Records from a data collection
— Start —

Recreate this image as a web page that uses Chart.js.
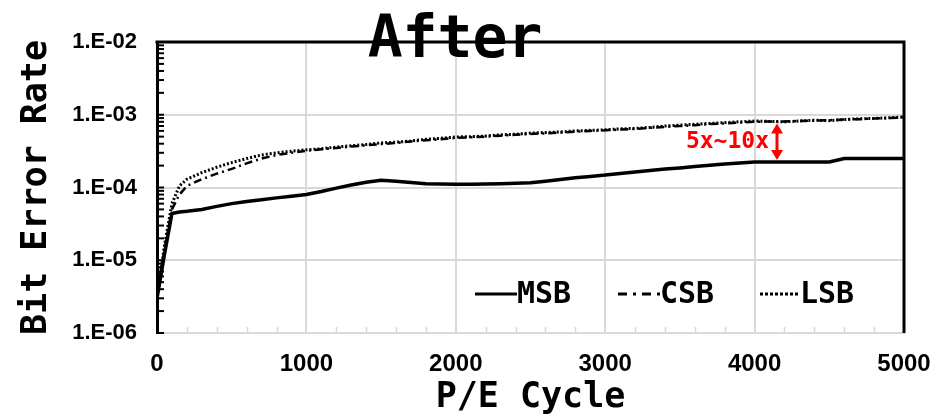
<!DOCTYPE html>
<html>
<head>
<meta charset="utf-8">
<script src="https://cdn.jsdelivr.net/npm/chart.js@4.4.1/dist/chart.umd.min.js"></script>
<style>
  html, body { margin: 0; padding: 0; background: #fff; }
  #wrap { width: 943px; height: 419px; }
</style>
</head>
<body>
<div id="wrap"><canvas id="c" width="943" height="419"></canvas></div>
<script>
// ---- data ----
const peCycles = [0,50,100,150,200,300,400,500,600,700,800,900,1000,1100,1200,1300,1400,1500,1600,1700,1800,1900,2000,2100,2200,2300,2400,2500,2600,2700,2800,2900,3000,3100,3200,3300,3400,3500,3600,3700,3800,3900,4000,4100,4200,4300,4400,4500,4600,4700,4800,4900,5000];
const msb = [3.0e-6,1.2e-5,4.4e-5,4.6e-5,4.7e-5,5.0e-5,5.5e-5,6.0e-5,6.4e-5,6.8e-5,7.2e-5,7.6e-5,8.0e-5,8.8e-5,9.8e-5,1.08e-4,1.18e-4,1.26e-4,1.22e-4,1.17e-4,1.13e-4,1.12e-4,1.11e-4,1.11e-4,1.12e-4,1.13e-4,1.14e-4,1.16e-4,1.22e-4,1.29e-4,1.36e-4,1.42e-4,1.48e-4,1.56e-4,1.63e-4,1.71e-4,1.79e-4,1.86e-4,1.94e-4,2.02e-4,2.10e-4,2.17e-4,2.24e-4,2.25e-4,2.25e-4,2.25e-4,2.25e-4,2.25e-4,2.50e-4,2.50e-4,2.50e-4,2.50e-4,2.50e-4];
const csb = [3.0e-6,1.4e-5,5.0e-5,8.0e-5,1.05e-4,1.3e-4,1.55e-4,1.8e-4,2.15e-4,2.5e-4,2.8e-4,3.0e-4,3.2e-4,3.35e-4,3.5e-4,3.65e-4,3.8e-4,3.95e-4,4.1e-4,4.3e-4,4.45e-4,4.6e-4,4.8e-4,4.9e-4,5.0e-4,5.15e-4,5.3e-4,5.45e-4,5.55e-4,5.7e-4,5.85e-4,6.0e-4,6.1e-4,6.25e-4,6.4e-4,6.6e-4,6.8e-4,7.0e-4,7.2e-4,7.45e-4,7.6e-4,7.8e-4,8.0e-4,8.1e-4,8.1e-4,8.2e-4,8.3e-4,8.4e-4,8.6e-4,8.7e-4,8.9e-4,9.0e-4,9.2e-4];
const lsb = [3.0e-6,1.6e-5,6.0e-5,1.05e-4,1.3e-4,1.6e-4,1.9e-4,2.2e-4,2.5e-4,2.8e-4,3.0e-4,3.15e-4,3.3e-4,3.4e-4,3.6e-4,3.75e-4,3.9e-4,4.1e-4,4.2e-4,4.35e-4,4.6e-4,4.75e-4,4.95e-4,5.0e-4,5.1e-4,5.3e-4,5.4e-4,5.6e-4,5.7e-4,5.8e-4,6.0e-4,6.1e-4,6.2e-4,6.4e-4,6.5e-4,6.7e-4,7.0e-4,7.2e-4,7.4e-4,7.6e-4,7.8e-4,8.0e-4,8.2e-4,8.1e-4,8.0e-4,8.2e-4,8.4e-4,8.3e-4,8.6e-4,8.8e-4,8.9e-4,9.1e-4,9.3e-4];
const yTicks = [1e-6, 1e-5, 1e-4, 1e-3, 1e-2];
const yTickLabels = ['1.E-06','1.E-05','1.E-04','1.E-03','1.E-02'];
const xTicks = [0,1000,2000,3000,4000,5000];
const xTickLabels = ['0','1000','2000','3000','4000','5000'];
const xMinorStep = 200;
const seriesNames = ['MSB','CSB','LSB'];
const chartTitle = 'After';
const xTitle = 'P/E Cycle';
const yTitle = 'Bit Error Rate';
const noteText = '5x~10x';
const noteAt = 4150;            // P/E cycle where the arrow sits
const noteFrom = 8.1e-4, noteTo = 2.25e-4;

const pts = arr => peCycles.map((x, i) => ({x: x, y: arr[i]}));
const MONO = '"DejaVu Sans Mono", monospace';
const SANS = '"Liberation Sans", Arial, sans-serif';
const GRID = '#d9d9d9';

const decor = {
  id: 'decor',
  afterDatasetsDraw(chart) {
    const {ctx, chartArea: a, scales: {x, y}} = chart;
    ctx.save();
    // x minor ticks (gray, pointing up)
    ctx.strokeStyle = GRID; ctx.lineWidth = 1.5;
    for (let v = 0; v <= 5000; v += xMinorStep) {
      if (v % 1000 === 0) continue;
      const px = Math.round(x.getPixelForValue(v)) + 0.5;
      ctx.beginPath(); ctx.moveTo(px, a.bottom); ctx.lineTo(px, a.bottom - 6); ctx.stroke();
    }
    // y minor ticks (black, pointing right)
    ctx.strokeStyle = '#000'; ctx.lineWidth = 2;
    for (let e = -6; e < -2; e++) {
      for (let m = 1; m <= 9; m++) {
        const py = y.getPixelForValue(m * Math.pow(10, e));
        ctx.beginPath(); ctx.moveTo(a.left, py); ctx.lineTo(a.left + 7, py); ctx.stroke();
      }
    }
    // top and right borders
    ctx.strokeStyle = '#000'; ctx.lineWidth = 3;
    ctx.beginPath();
    ctx.moveTo(a.left - 1.5, a.top); ctx.lineTo(a.right, a.top); ctx.lineTo(a.right, a.bottom);
    ctx.stroke();

    // legend
    const ly = 294;
    ctx.font = 'bold 30px ' + MONO;
    ctx.textBaseline = 'middle'; ctx.textAlign = 'left'; ctx.fillStyle = '#000';
    const items = [
      {x0: 475, x1: 517, dash: [], w: 3, label: seriesNames[0]},
      {x0: 618, x1: 660, dash: [9, 6, 3, 6], w: 3, label: seriesNames[1]},
      {x0: 760, x1: 800, dash: [3, 2], w: 3, label: seriesNames[2]}
    ];
    items.forEach(it => {
      ctx.setLineDash(it.dash); ctx.lineWidth = it.w; ctx.strokeStyle = '#000';
      ctx.beginPath(); ctx.moveTo(it.x0, ly); ctx.lineTo(it.x1, ly); ctx.stroke();
      ctx.setLineDash([]);
      ctx.fillText(it.label, it.x1, ly + 1);
    });

    // annotation
    const ax = x.getPixelForValue(noteAt);
    const ya = y.getPixelForValue(noteFrom) + 2, yb = y.getPixelForValue(noteTo) - 2;
    ctx.strokeStyle = '#ff0000'; ctx.fillStyle = '#ff0000'; ctx.lineWidth = 3;
    ctx.beginPath(); ctx.moveTo(ax, ya + 8); ctx.lineTo(ax, yb - 8); ctx.stroke();
    ctx.beginPath(); ctx.moveTo(ax, ya); ctx.lineTo(ax - 6, ya + 10); ctx.lineTo(ax + 6, ya + 10); ctx.closePath(); ctx.fill();
    ctx.beginPath(); ctx.moveTo(ax, yb); ctx.lineTo(ax - 6, yb - 10); ctx.lineTo(ax + 6, yb - 10); ctx.closePath(); ctx.fill();
    ctx.font = 'bold 23px ' + MONO;
    ctx.textAlign = 'right'; ctx.textBaseline = 'middle';
    ctx.fillText(noteText, ax - 8, (ya + yb) / 2);

    // chart title
    ctx.fillStyle = '#000';
    ctx.font = 'bold 58px ' + MONO;
    ctx.textAlign = 'center'; ctx.textBaseline = 'alphabetic';
    ctx.fillText(chartTitle, 455, 57);
    ctx.restore();
  }
};

new Chart(document.getElementById('c'), {
  type: 'line',
  data: {
    datasets: [
      {label: seriesNames[0], data: pts(msb), borderColor: '#000', borderWidth: 3.5, pointRadius: 0, tension: 0},
      {label: seriesNames[1], data: pts(csb), borderColor: '#000', borderWidth: 2.5, borderDash: [8, 4, 2, 4], pointRadius: 0, tension: 0},
      {label: seriesNames[2], data: pts(lsb), borderColor: '#000', borderWidth: 3, borderDash: [2, 2], pointRadius: 0, tension: 0}
    ]
  },
  options: {
    responsive: false,
    animation: false,
    devicePixelRatio: 1,
    layout: {padding: {left: 0, right: 39, top: 42, bottom: 0}},
    plugins: {legend: {display: false}, title: {display: false}, tooltip: {enabled: false}},
    scales: {
      x: {
        type: 'linear', min: 0, max: 5000,
        afterBuildTicks: s => { s.ticks = xTicks.map(v => ({value: v})); },
        afterFit: s => { s.height = 86; s.paddingLeft = 0; s.paddingRight = 0; },
        grid: {color: GRID, lineWidth: 2, drawTicks: false},
        border: {display: true, color: GRID, width: 2},
        ticks: {
          color: '#000', padding: 17, maxRotation: 0, font: {family: SANS, weight: 'bold', size: 24},
          callback: v => { const i = xTicks.indexOf(v); return i >= 0 ? xTickLabels[i] : ''; }
        },
        title: {display: true, text: xTitle, color: '#000', padding: {top: 0, bottom: 0}, font: {family: MONO, weight: 'bold', size: 35}}
      },
      y: {
        type: 'logarithmic', min: 1e-6, max: 1e-2,
        afterBuildTicks: s => { s.ticks = yTicks.map(v => ({value: v})); },
        afterFit: s => { s.width = 157; s.paddingTop = 0; s.paddingBottom = 0; },
        grid: {color: GRID, lineWidth: 2, drawTicks: false},
        border: {display: true, color: '#000', width: 3},
        ticks: {
          color: '#000', padding: 20, font: {family: SANS, weight: 'bold', size: 22},
          callback: v => { const i = yTicks.findIndex(t => Math.abs(t - v) / t < 1e-6); return i >= 0 ? yTickLabels[i] : ''; }
        },
        title: {display: true, text: yTitle, color: '#000', padding: {top: 16, bottom: 0}, font: {family: MONO, weight: 'bold', size: 35}}
      }
    }
  },
  plugins: [decor]
});
</script>
</body>
</html>
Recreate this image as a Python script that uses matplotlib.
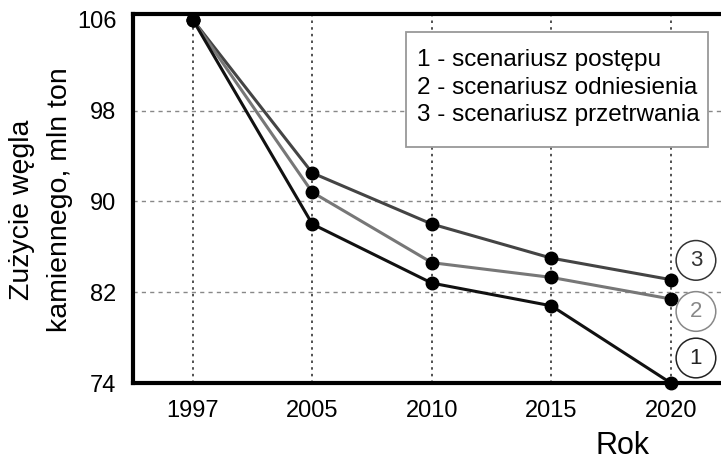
import matplotlib
matplotlib.use("Agg")
import matplotlib.pyplot as plt
from matplotlib.patches import Rectangle

years = ["1997", "2005", "2010", "2015", "2020"]
s1 = [106, 88.0, 82.8, 80.8, 74.0]   # scenariusz postępu
s2 = [106, 90.8, 84.6, 83.3, 81.4]   # scenariusz odniesienia
s3 = [106, 92.5, 88.0, 85.0, 83.1]   # scenariusz przetrwania
yticks = [74, 82, 90, 98, 106]
legend_lines = ["1 - scenariusz postępu", "2 - scenariusz odniesienia", "3 - scenariusz przetrwania"]

plt.rcParams['font.family'] = ['Liberation Sans', 'DejaVu Sans']

W, H = 721, 465
fig = plt.figure(figsize=(W / 100, H / 100), dpi=100)
ax = fig.add_axes([133 / W, 1 - 383 / H, 1 - 133 / W + 0.01, (383 - 14) / H])

x = list(range(len(years)))
for xi in x:
    ax.axvline(xi, color="#333333", lw=1.2, ls=(0, (1.5, 2.5)), zorder=1)
for yv in yticks[1:-1]:
    ax.axhline(yv, color="#888888", lw=1.0, ls=(0, (3, 3)), zorder=1)

ax.plot(x, s3, color="#444444", lw=2.2, marker="o", ms=9, mfc="black", mec="black", zorder=3, clip_on=False)
ax.plot(x, s2, color="#777777", lw=2.2, marker="o", ms=9, mfc="black", mec="black", zorder=3, clip_on=False)
ax.plot(x, s1, color="#111111", lw=2.2, marker="o", ms=9, mfc="black", mec="black", zorder=4, clip_on=False)

ax.set_xlim(-0.5, 4.48)
ax.set_ylim(74, 106.5)
ax.set_xticks(x)
ax.set_xticklabels(years, fontsize=17)
ax.set_yticks(yticks)
ax.set_yticklabels([str(v) for v in yticks], fontsize=17)
ax.tick_params(axis="y", length=0, pad=12)
ax.tick_params(axis="x", length=0, pad=12)

for side in ["left", "bottom", "top"]:
    ax.spines[side].set_linewidth(3)
    ax.spines[side].set_color("black")
ax.spines["right"].set_visible(False)

# circled labels
labels = [("3", 84.8, "#333333"), ("2", 80.3, "#888888"), ("1", 76.2, "#222222")]
for t, yv, c in labels:
    ax.text(4.21, yv, t, fontsize=16, color=c, ha="center", va="center",
            bbox=dict(boxstyle="circle,pad=0.42", fc="white", ec=c, lw=1.1), zorder=5)

# legend box
fig.patches.append(Rectangle((406 / W, 1 - 147 / H), (708 - 406) / W, (147 - 32) / H,
                             transform=fig.transFigure, fc="white", ec="#999999", lw=1.3, zorder=6))
for i, line in enumerate(legend_lines):
    fig.text(417 / W, 1 - (60 + 27.5 * i) / H, line, fontsize=17.5, ha="left", va="center", zorder=7)

fig.text(22 / W, 1 - 210 / H, "Zużycie węgla", rotation=90, fontsize=20.5, ha="center", va="center")
fig.text(60 / W, 1 - 200 / H, "kamiennego, mln ton", rotation=90, fontsize=20.5, ha="center", va="center")
fig.text(623 / W, 1 - 454 / H, "Rok", fontsize=22, ha="center", va="baseline")

fig.savefig("out.png", dpi=100)
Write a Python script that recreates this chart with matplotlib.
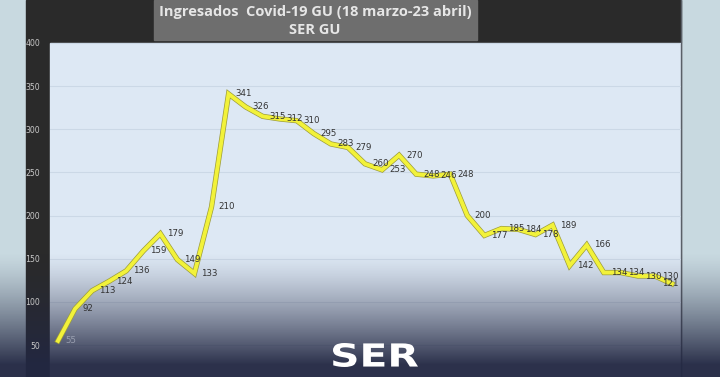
import numpy as np
import matplotlib
matplotlib.use("Agg")
import matplotlib.pyplot as plt
import matplotlib.patheffects as pe
from matplotlib.patches import Rectangle, PathPatch
from matplotlib.textpath import TextPath
from matplotlib.font_manager import FontProperties
from matplotlib.transforms import Affine2D

# ingresados por dia, 18 marzo - 23 abril
ingresados = [55, 92, 113, 124, 136, 159, 179, 149, 133, 210, 341, 326, 315, 312,
              310, 295, 283, 279, 260, 253, 270, 248, 246, 248, 200, 177, 185, 184,
              178, 189, 142, 166, 134, 134, 130, 130, 121]
yticks = [50, 100, 150, 200, 250, 300, 350, 400]
titulo = "Ingresados  Covid-19 GU (18 marzo-23 abril)"
subtitulo = "SER GU"

W, H = 720, 377
fig = plt.figure(figsize=(W / 100, H / 100), dpi=100)
fig.patch.set_facecolor("#c8d9e0")

# fondo: marco oscuro, caja del titulo y area del grafico
bg = fig.add_axes([0, 0, 1, 1], zorder=0)
bg.set_xlim(0, W)
bg.set_ylim(H, 0)
bg.axis("off")
bg.add_patch(Rectangle((26, 0), 655, H, color="#2a2a2a"))
bg.add_patch(Rectangle((50, 43), 631, H - 43, color="#dde8f4"))
bg.plot([681, 681], [0, H], color="#5a6068", lw=1)
bg.add_patch(Rectangle((154, 0), 323, 40, color="#6e6e6e"))
bg.text(315, 12, titulo, ha="center", va="center", color="#e6e6e6",
        fontsize=10.5, fontweight="bold", family="Open Sans")
bg.text(315, 30, subtitulo, ha="center", va="center", color="#e6e6e6",
        fontsize=10.5, fontweight="bold", family="Open Sans")

rect = [50 / W, 0, 631 / W, 334 / H]
x = np.arange(len(ingresados))

# grafico principal (linea y etiquetas, encima del degradado)
ax = fig.add_axes(rect, zorder=3)
ax.patch.set_alpha(0)
ax.set_xlim(-0.47, 36.53)
ax.set_ylim(13, 400)
ax.set_yticks(yticks)
ax.set_xticks([])
ax.tick_params(axis="y", length=0, pad=7, labelsize=5.6, labelcolor="#c8c8c8")
for s in ax.spines.values():
    s.set_visible(False)

# rejilla, debajo del degradado
axg = fig.add_axes(rect, zorder=1, sharex=ax, sharey=ax)
axg.patch.set_alpha(0)
axg.grid(axis="y", color="#cbd8e6", linewidth=0.8)
axg.tick_params(length=0, labelleft=False, labelbottom=False)
for s in axg.spines.values():
    s.set_visible(False)

# degradado oscuro inferior
ov = fig.add_axes([0, 0, 1, 1], zorder=2)
ov.axis("off")
rows = np.arange(H)
t = np.clip((rows - 252) / 112.0, 0, 1)
alpha = t ** 1.3 * 0.95
grad = np.zeros((H, 1, 4))
grad[:, 0, 0] = 0x22 / 255
grad[:, 0, 1] = 0x27 / 255
grad[:, 0, 2] = 0x42 / 255
grad[:, 0, 3] = alpha
ov.imshow(grad, aspect="auto", extent=(0, W, H, 0))
ov.set_xlim(0, W)
ov.set_ylim(H, 0)

ax.plot(x, ingresados, color="#f2f23a", linewidth=2.8, solid_joinstyle="miter",
        path_effects=[pe.Stroke(linewidth=3.8, foreground="#9c9c3a"), pe.Normal()])

for i, v in enumerate(ingresados):
    if i == len(ingresados) - 1:
        ax.annotate(str(v), (i, v), xytext=(5, 0), textcoords="offset points",
                    ha="right", va="center", fontsize=6.2, color="#333333")
    else:
        ax.annotate(str(v), (i, v), xytext=(5, 0), textcoords="offset points",
                    ha="left", va="center", fontsize=6.2,
                    color="#333333" if v > 70 else "#9aa0b0")

# logo SER, estirado a lo ancho
logo = fig.add_axes([0, 0, 1, 1], zorder=4)
logo.axis("off")
logo.set_xlim(0, W)
logo.set_ylim(0, H)
tp = TextPath((0, 0), "SER", size=10, prop=FontProperties(family="DejaVu Sans", weight="bold"))
ext = tp.get_extents()
sx = 85 / ext.width
sy = 24 / ext.height
tr = Affine2D().translate(-ext.x0, -ext.y0).scale(sx, sy).translate(333, 10)
logo.add_patch(PathPatch(tr.transform_path(tp), color="white", lw=0))

fig.savefig("out.png", dpi=100)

— End —

* [GIVEN REQUEST]: Copy all lines from the data that hold the word "Python".

* [COMPLETE RESPONSE]:
Recreate this image as a Python script that uses matplotlib.
Write a Python script that recreates this chart with matplotlib.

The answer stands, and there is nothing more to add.